*Job*. Retype word for word the first line of the listing and each line after it up to the line with "(s1) at (975.5,113.5)", with the pictures taken out.
⁂
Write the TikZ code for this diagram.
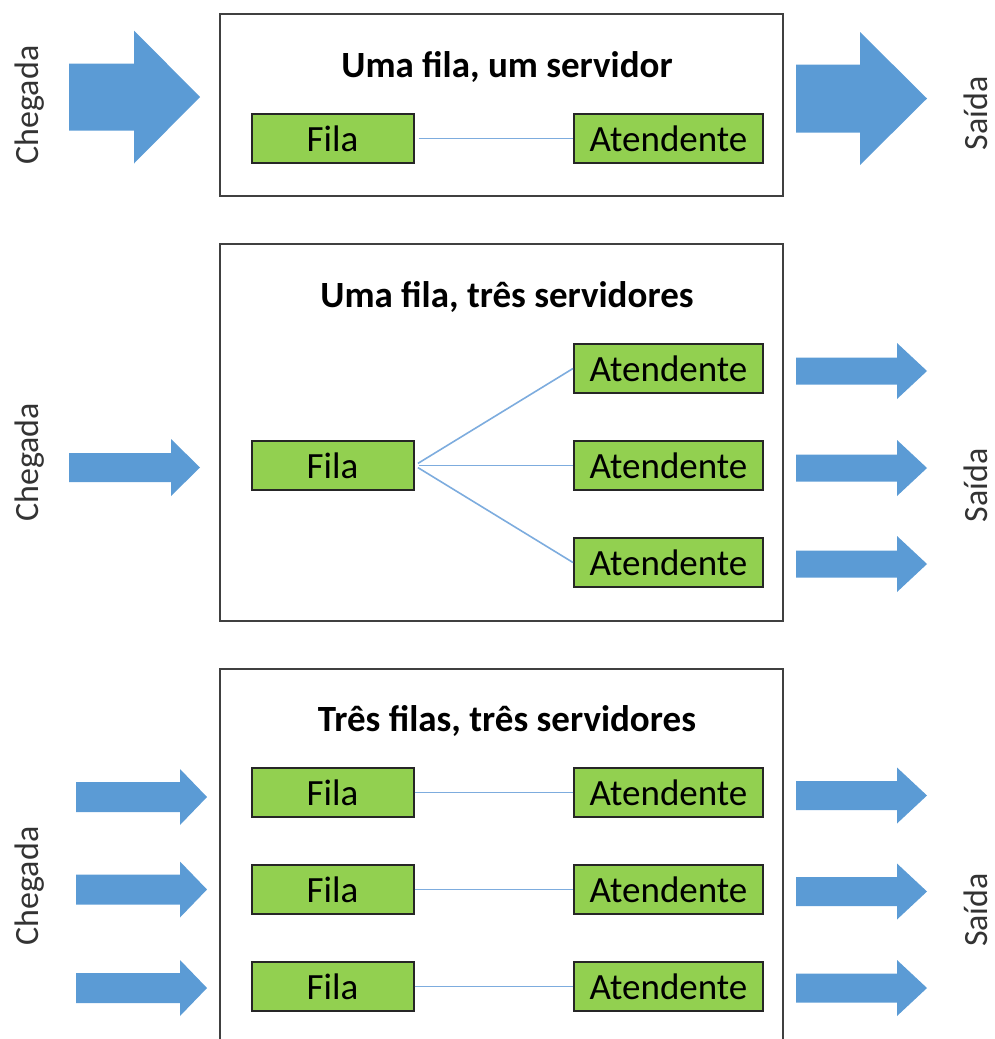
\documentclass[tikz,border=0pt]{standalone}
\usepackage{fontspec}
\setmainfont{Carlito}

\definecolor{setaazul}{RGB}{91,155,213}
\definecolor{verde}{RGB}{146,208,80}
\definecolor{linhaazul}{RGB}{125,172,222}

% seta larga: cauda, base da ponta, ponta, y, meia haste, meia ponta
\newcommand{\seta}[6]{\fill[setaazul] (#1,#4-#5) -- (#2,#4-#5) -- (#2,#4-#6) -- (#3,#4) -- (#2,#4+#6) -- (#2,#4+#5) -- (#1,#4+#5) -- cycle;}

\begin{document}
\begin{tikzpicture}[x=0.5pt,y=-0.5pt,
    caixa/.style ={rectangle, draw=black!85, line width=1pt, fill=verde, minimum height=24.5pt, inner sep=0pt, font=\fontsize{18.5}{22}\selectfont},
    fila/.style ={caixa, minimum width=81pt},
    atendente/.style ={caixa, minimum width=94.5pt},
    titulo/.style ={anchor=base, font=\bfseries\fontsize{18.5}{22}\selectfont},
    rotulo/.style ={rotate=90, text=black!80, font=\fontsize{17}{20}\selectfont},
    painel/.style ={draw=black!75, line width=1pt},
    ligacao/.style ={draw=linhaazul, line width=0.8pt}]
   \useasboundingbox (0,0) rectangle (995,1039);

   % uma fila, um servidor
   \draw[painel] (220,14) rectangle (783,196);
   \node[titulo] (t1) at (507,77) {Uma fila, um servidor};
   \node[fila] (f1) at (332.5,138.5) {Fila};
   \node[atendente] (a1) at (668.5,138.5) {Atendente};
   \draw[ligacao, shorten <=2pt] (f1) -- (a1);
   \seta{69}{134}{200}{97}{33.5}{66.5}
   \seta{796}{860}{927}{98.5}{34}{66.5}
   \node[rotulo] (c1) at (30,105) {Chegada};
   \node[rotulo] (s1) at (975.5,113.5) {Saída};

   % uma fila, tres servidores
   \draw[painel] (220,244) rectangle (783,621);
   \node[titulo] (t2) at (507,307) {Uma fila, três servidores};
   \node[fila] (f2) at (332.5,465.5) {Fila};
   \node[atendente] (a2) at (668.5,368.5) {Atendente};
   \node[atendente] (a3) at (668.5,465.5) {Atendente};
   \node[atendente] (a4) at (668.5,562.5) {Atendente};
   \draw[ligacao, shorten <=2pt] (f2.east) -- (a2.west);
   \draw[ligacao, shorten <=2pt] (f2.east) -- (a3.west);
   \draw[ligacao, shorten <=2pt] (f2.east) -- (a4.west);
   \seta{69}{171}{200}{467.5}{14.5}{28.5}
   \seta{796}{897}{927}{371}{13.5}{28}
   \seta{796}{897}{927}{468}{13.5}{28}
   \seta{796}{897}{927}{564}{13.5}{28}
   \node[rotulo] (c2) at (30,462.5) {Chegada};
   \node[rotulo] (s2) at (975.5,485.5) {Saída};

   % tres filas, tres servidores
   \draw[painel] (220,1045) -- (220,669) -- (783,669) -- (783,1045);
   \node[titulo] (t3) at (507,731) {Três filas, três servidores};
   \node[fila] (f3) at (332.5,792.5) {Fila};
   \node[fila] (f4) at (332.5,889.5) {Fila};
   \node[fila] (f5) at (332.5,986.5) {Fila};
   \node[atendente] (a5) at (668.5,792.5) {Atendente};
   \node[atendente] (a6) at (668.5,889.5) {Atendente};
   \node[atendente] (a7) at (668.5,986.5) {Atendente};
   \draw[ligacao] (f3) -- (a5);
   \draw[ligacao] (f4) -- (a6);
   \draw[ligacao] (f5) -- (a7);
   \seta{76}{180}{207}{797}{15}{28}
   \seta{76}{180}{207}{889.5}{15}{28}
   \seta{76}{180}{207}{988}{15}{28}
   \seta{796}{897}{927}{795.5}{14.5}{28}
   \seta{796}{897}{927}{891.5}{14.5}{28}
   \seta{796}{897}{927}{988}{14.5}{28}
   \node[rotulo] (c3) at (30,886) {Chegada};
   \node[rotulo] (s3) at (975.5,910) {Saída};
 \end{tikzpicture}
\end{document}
⁂
*Answer*.
Write the TikZ code for this diagram.
\documentclass[tikz,border=0pt]{standalone}
\usepackage{fontspec}
\setmainfont{Carlito}

\definecolor{setaazul}{RGB}{91,155,213}
\definecolor{verde}{RGB}{146,208,80}
\definecolor{linhaazul}{RGB}{125,172,222}

% seta larga: cauda, base da ponta, ponta, y, meia haste, meia ponta
\newcommand{\seta}[6]{\fill[setaazul] (#1,#4-#5) -- (#2,#4-#5) -- (#2,#4-#6) -- (#3,#4) -- (#2,#4+#6) -- (#2,#4+#5) -- (#1,#4+#5) -- cycle;}

\begin{document}
\begin{tikzpicture}[x=0.5pt,y=-0.5pt,
    caixa/.style ={rectangle, draw=black!85, line width=1pt, fill=verde, minimum height=24.5pt, inner sep=0pt, font=\fontsize{18.5}{22}\selectfont},
    fila/.style ={caixa, minimum width=81pt},
    atendente/.style ={caixa, minimum width=94.5pt},
    titulo/.style ={anchor=base, font=\bfseries\fontsize{18.5}{22}\selectfont},
    rotulo/.style ={rotate=90, text=black!80, font=\fontsize{17}{20}\selectfont},
    painel/.style ={draw=black!75, line width=1pt},
    ligacao/.style ={draw=linhaazul, line width=0.8pt}]
   \useasboundingbox (0,0) rectangle (995,1039);

   % uma fila, um servidor
   \draw[painel] (220,14) rectangle (783,196);
   \node[titulo] (t1) at (507,77) {Uma fila, um servidor};
   \node[fila] (f1) at (332.5,138.5) {Fila};
   \node[atendente] (a1) at (668.5,138.5) {Atendente};
   \draw[ligacao, shorten <=2pt] (f1) -- (a1);
   \seta{69}{134}{200}{97}{33.5}{66.5}
   \seta{796}{860}{927}{98.5}{34}{66.5}
   \node[rotulo] (c1) at (30,105) {Chegada};
   \node[rotulo] (s1) at (975.5,113.5) {Saída};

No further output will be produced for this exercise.